→ **GIVEN EXERCISE**: Retype every line from the start of the data down to and including the line with "const xTicks = [0, 10, 20, 30, 40, 50, 60, 70];". Skip the pictures.

↓↓↓

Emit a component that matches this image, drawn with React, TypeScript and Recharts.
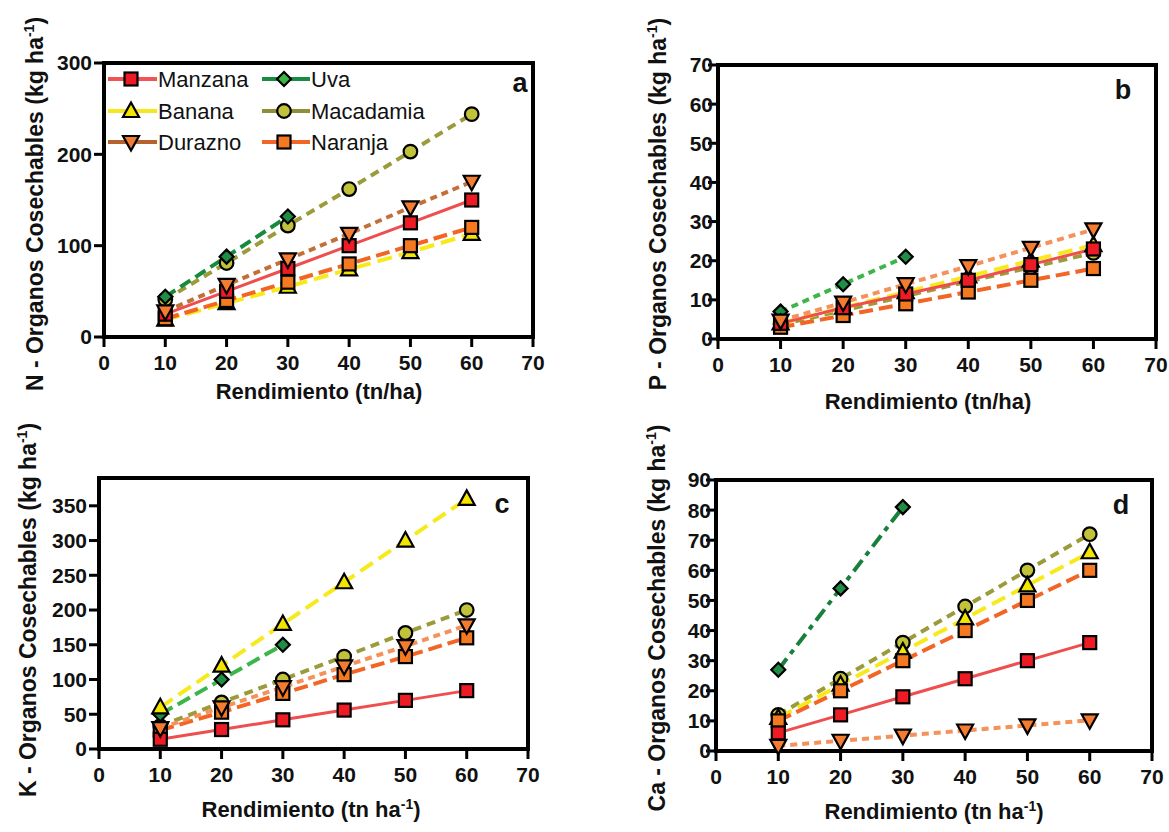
import { LineChart, Line, XAxis, YAxis, ReferenceLine } from "recharts";

const FONT = '"Liberation Sans", Arial, Helvetica, sans-serif';

// x values (tn/ha)
const rendimiento = [10, 20, 30, 40, 50, 60];
const xTicks = [0, 10, 20, 30, 40, 50, 60, 70];

// a - N
const nManzana = [25, 50, 75, 100, 125, 150];
const nBanana = [19, 37, 55, 74, 93, 113];
const nDurazno = [28, 57, 85, 113, 142, 170];
const nUva = [44, 88, 132];
const nMacadamia = [41, 81, 122, 162, 203, 244];
const nNaranja = [20, 40, 60, 80, 100, 120];
const nTicks = [0, 100, 200, 300];

// b - P
const pManzana = [4, 8, 11.5, 15, 19, 23];
const pBanana = [4, 8, 12, 16, 20, 24];
const pDurazno = [4.7, 9.3, 14, 18.6, 23.3, 28];
const pUva = [7, 14, 21];
const pMacadamia = [3.7, 7.3, 11, 14.7, 18.3, 22];
const pNaranja = [3, 6, 9, 12, 15, 18];
const pTicks = [0, 10, 20, 30, 40, 50, 60, 70];

// c - K
const kManzana = [14, 28, 42, 56, 70, 84];
const kBanana = [60, 120, 180, 240, 300, 360];
const kDurazno = [30, 60, 89, 119, 148, 178];
const kUva = [50, 100, 150];
const kMacadamia = [33, 67, 100, 133, 167, 200];
const kNaranja = [27, 53, 80, 107, 133, 160];
const kTicks = [0, 50, 100, 150, 200, 250, 300, 350];

// d - Ca
const caManzana = [6, 12, 18, 24, 30, 36];
const caBanana = [11, 22, 33, 44, 55, 66];
const caDurazno = [1.7, 3.4, 5.1, 6.8, 8.5, 10.2];
const caUva = [27, 54, 81];
const caMacadamia = [12, 24, 36, 48, 60, 72];
const caNaranja = [10, 20, 30, 40, 50, 60];
const caTicks = [0, 10, 20, 30, 40, 50, 60, 70, 80, 90];

type Shape = "square" | "triangle" | "down" | "diamond" | "circle";

function marker(shape: Shape, cx: number, cy: number, fill: string, key?: any) {
  const s = { fill, stroke: "#000", strokeWidth: 2.2 };
  if (shape === "square")
    return <rect key={key} x={cx - 6.5} y={cy - 6.5} width={13} height={13} {...s} />;
  if (shape === "circle") return <circle key={key} cx={cx} cy={cy} r={6.8} {...s} />;
  if (shape === "triangle")
    return <polygon key={key} points={`${cx},${cy - 8.5} ${cx + 8},${cy + 6} ${cx - 8},${cy + 6}`} {...s} />;
  if (shape === "down")
    return <polygon key={key} points={`${cx - 8},${cy - 6} ${cx + 8},${cy - 6} ${cx},${cy + 8.5}`} {...s} />;
  return <polygon key={key} points={`${cx},${cy - 7} ${cx + 7},${cy} ${cx},${cy + 7} ${cx - 7},${cy}`} {...s} />;
}

const dotFn = (shape: Shape, fill: string) => (props: any) => {
  const { cx, cy, index } = props;
  if (cx == null || cy == null || Number.isNaN(cy)) return <g key={`e-${index}`} />;
  return marker(shape, cx, cy, fill, `d-${index}`);
};

type SeriesStyle = { name: string; stroke: string; width: number; dash?: string; shape: Shape; fill: string };

const baseStyles: SeriesStyle[] = [
  { name: "Macadamia", stroke: "#9b9b3b", width: 4, dash: "9 6", shape: "circle", fill: "#c1c23a" },
  { name: "Uva", stroke: "#178a3e", width: 4, dash: "12 6", shape: "diamond", fill: "#1f8d45" },
  { name: "Banana", stroke: "#f7ea1c", width: 4, dash: "15 7", shape: "triangle", fill: "#f2e500" },
  { name: "Naranja", stroke: "#f26524", width: 4, dash: "14 6", shape: "square", fill: "#f47920" },
  { name: "Manzana", stroke: "#f04e4e", width: 3, shape: "square", fill: "#ed1c24" },
  { name: "Durazno", stroke: "#f5915a", width: 4, dash: "7 5", shape: "down", fill: "#f47c30" },
];

function buildRows(m: number[], b: number[], d: number[], u: number[], mac: number[], n: number[]) {
  return rendimiento.map((x, i) => ({
    x,
    Manzana: m[i],
    Banana: b[i],
    Durazno: d[i],
    Uva: u[i],
    Macadamia: mac[i],
    Naranja: n[i],
  }));
}

type Frame = { left: number; top: number; width: number; height: number };
type Box = { l: number; t: number; r: number; b: number };

function Panel({
  frame,
  plot,
  rows,
  yMax,
  yTicks,
  yTickMargin,
  uva,
  duraznoStroke,
}: {
  frame: Frame;
  plot: Box;
  rows: any[];
  yMax: number;
  yTicks: number[];
  yTickMargin: number;
  uva: { stroke: string; dash: string };
  duraznoStroke: string;
}) {
  const YW = 60;
  const XH = 40;
  const margin = {
    left: plot.l - frame.left - YW,
    top: plot.t - frame.top,
    right: frame.left + frame.width - plot.r,
    bottom: frame.top + frame.height - plot.b - XH,
  };
  const tickStyle = { fill: "#111", fontSize: 21, fontWeight: 700, fontFamily: FONT };
  const styles = baseStyles.map((s) =>
    s.name === "Uva" ? { ...s, stroke: uva.stroke, dash: uva.dash } : s.name === "Durazno" ? { ...s, stroke: duraznoStroke } : s
  );
  return (
    <div style={{ position: "absolute", left: frame.left, top: frame.top }}>
      <LineChart width={frame.width} height={frame.height} data={rows} margin={margin}>
        <XAxis
          type="number"
          dataKey="x"
          domain={[0, 70]}
          ticks={xTicks}
          interval={0}
          height={XH}
          tick={tickStyle}
          tickSize={10}
          tickMargin={8}
          tickLine={{ stroke: "#000", strokeWidth: 3 }}
          axisLine={{ stroke: "#000", strokeWidth: 4, strokeLinecap: "square" }}
        />
        <YAxis
          type="number"
          domain={[0, yMax]}
          ticks={yTicks}
          interval={0}
          width={YW}
          tick={tickStyle}
          tickSize={10}
          tickMargin={yTickMargin}
          tickLine={{ stroke: "#000", strokeWidth: 3 }}
          axisLine={{ stroke: "#000", strokeWidth: 4, strokeLinecap: "square" }}
        />
        <ReferenceLine y={yMax} stroke="#000" strokeWidth={4} strokeLinecap="square" />
        <ReferenceLine x={70} stroke="#000" strokeWidth={4} strokeLinecap="square" />
        {styles.map((s) => (
          <Line
            key={s.name}
            type="linear"
            dataKey={s.name}
            stroke={s.stroke}
            strokeWidth={s.width}
            strokeDasharray={s.dash}
            dot={dotFn(s.shape, s.fill)}
            activeDot={false}
            connectNulls={false}
            isAnimationActive={false}
          />
        ))}
      </LineChart>
    </div>
  );
}

const titleBase = { position: "absolute" as const, whiteSpace: "nowrap" as const, fontFamily: FONT, fontWeight: 700, color: "#111" };

function YTitle({ x, y, el }: { x: number; y: number; el: string }) {
  return (
    <div style={{ ...titleBase, left: x, top: y, fontSize: 23, lineHeight: "24px", transform: "translate(-50%,-50%) rotate(-90deg)" }}>
      {el} - Organos Cosechables (kg ha<sup style={{ fontSize: 14, lineHeight: 0 }}>-1</sup>)
    </div>
  );
}

function XTitle({ x, y, sup }: { x: number; y: number; sup: boolean }) {
  return (
    <div style={{ ...titleBase, left: x, top: y, fontSize: 22, lineHeight: "24px", transform: "translate(-50%,-50%)" }}>
      {sup ? (
        <>
          Rendimiento (tn ha<sup style={{ fontSize: 14, lineHeight: 0 }}>-1</sup>)
        </>
      ) : (
        "Rendimiento (tn/ha)"
      )}
    </div>
  );
}

function Letter({ x, y, t }: { x: number; y: number; t: string }) {
  return <div style={{ ...titleBase, left: x, top: y, fontSize: 27, lineHeight: "28px", transform: "translate(-50%,-50%)" }}>{t}</div>;
}

const legendItems = [
  { name: "Manzana", line: "#f05454", shape: "square" as Shape, fill: "#ed1c24", col: 0, row: 0 },
  { name: "Banana", line: "#f5e61e", shape: "triangle" as Shape, fill: "#f2e500", col: 0, row: 1 },
  { name: "Durazno", line: "#b5622e", shape: "down" as Shape, fill: "#f47c30", col: 0, row: 2 },
  { name: "Uva", line: "#1a8b42", shape: "diamond" as Shape, fill: "#3ab54a", col: 1, row: 0 },
  { name: "Macadamia", line: "#8f8f3a", shape: "circle" as Shape, fill: "#c1c23a", col: 1, row: 1 },
  { name: "Naranja", line: "#f06528", shape: "square" as Shape, fill: "#f47920", col: 1, row: 2 },
];

function LegendBox() {
  const cols = [
    { x1: 8, x2: 57, m: 31, t: 58 },
    { x1: 162, x2: 210, m: 184, t: 211 },
  ];
  const rowsY = [19, 51, 82];
  return (
    <svg style={{ position: "absolute", left: 100, top: 60 }} width={360} height={100}>
      {legendItems.map((it) => {
        const c = cols[it.col];
        const y = rowsY[it.row];
        return (
          <g key={it.name}>
            <line x1={c.x1} x2={c.x2} y1={y} y2={y} stroke={it.line} strokeWidth={4} />
            {marker(it.shape, c.m, y, it.fill)}
            <text x={c.t} y={y} dominantBaseline="central" fontSize={22} fontFamily={FONT} fill="#111">
              {it.name}
            </text>
          </g>
        );
      })}
    </svg>
  );
}

export default function App() {
  const rowsN = buildRows(nManzana, nBanana, nDurazno, nUva, nMacadamia, nNaranja);
  const rowsP = buildRows(pManzana, pBanana, pDurazno, pUva, pMacadamia, pNaranja);
  const rowsK = buildRows(kManzana, kBanana, kDurazno, kUva, kMacadamia, kNaranja);
  const rowsCa = buildRows(caManzana, caBanana, caDurazno, caUva, caMacadamia, caNaranja);

  return (
    <div style={{ position: "absolute", left: 0, top: 0, width: 1169, height: 832, background: "#fff", overflow: "hidden", fontFamily: FONT }}>
      <Panel
        frame={{ left: 0, top: 20, width: 580, height: 400 }}
        plot={{ l: 104, t: 63, r: 533, b: 337 }}
        rows={rowsN}
        yMax={300}
        yTicks={nTicks}
        yTickMargin={2}
        uva={{ stroke: "#178a3e", dash: "12 6" }}
        duraznoStroke="#c27038"
      />
      <Panel
        frame={{ left: 590, top: 20, width: 579, height: 400 }}
        plot={{ l: 718, t: 65, r: 1156, b: 339 }}
        rows={rowsP}
        yMax={70}
        yTicks={pTicks}
        yTickMargin={-5}
        uva={{ stroke: "#3db54a", dash: "7 5" }}
        duraznoStroke="#f5915a"
      />
      <Panel
        frame={{ left: 0, top: 440, width: 580, height: 392 }}
        plot={{ l: 99, t: 478, r: 528, b: 749 }}
        rows={rowsK}
        yMax={390}
        yTicks={kTicks}
        yTickMargin={2}
        uva={{ stroke: "#3cb54a", dash: "14 6" }}
        duraznoStroke="#f5915a"
      />
      <Panel
        frame={{ left: 590, top: 440, width: 579, height: 392 }}
        plot={{ l: 716, t: 480, r: 1152, b: 751 }}
        rows={rowsCa}
        yMax={90}
        yTicks={caTicks}
        yTickMargin={-5}
        uva={{ stroke: "#17803a", dash: "14 6 5 6" }}
        duraznoStroke="#f5915a"
      />

      <LegendBox />

      <YTitle x={35} y={204} el="N" />
      <YTitle x={658} y={204} el="P" />
      <YTitle x={28} y={610} el="K" />
      <YTitle x={657} y={618} el="Ca" />

      <XTitle x={319} y={392} sup={false} />
      <XTitle x={928} y={402} sup={false} />
      <XTitle x={311} y={810} sup={true} />
      <XTitle x={934} y={812} sup={true} />

      <Letter x={520} y={83} t="a" />
      <Letter x={1123} y={90} t="b" />
      <Letter x={502} y={504} t="c" />
      <Letter x={1121} y={505} t="d" />
    </div>
  );
}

↑↑↑

→ **THE OUTPUT**:
Emit a component that matches this image, drawn with React, TypeScript and Recharts.
import { LineChart, Line, XAxis, YAxis, ReferenceLine } from "recharts";

const FONT = '"Liberation Sans", Arial, Helvetica, sans-serif';

// x values (tn/ha)
const rendimiento = [10, 20, 30, 40, 50, 60];
const xTicks = [0, 10, 20, 30, 40, 50, 60, 70];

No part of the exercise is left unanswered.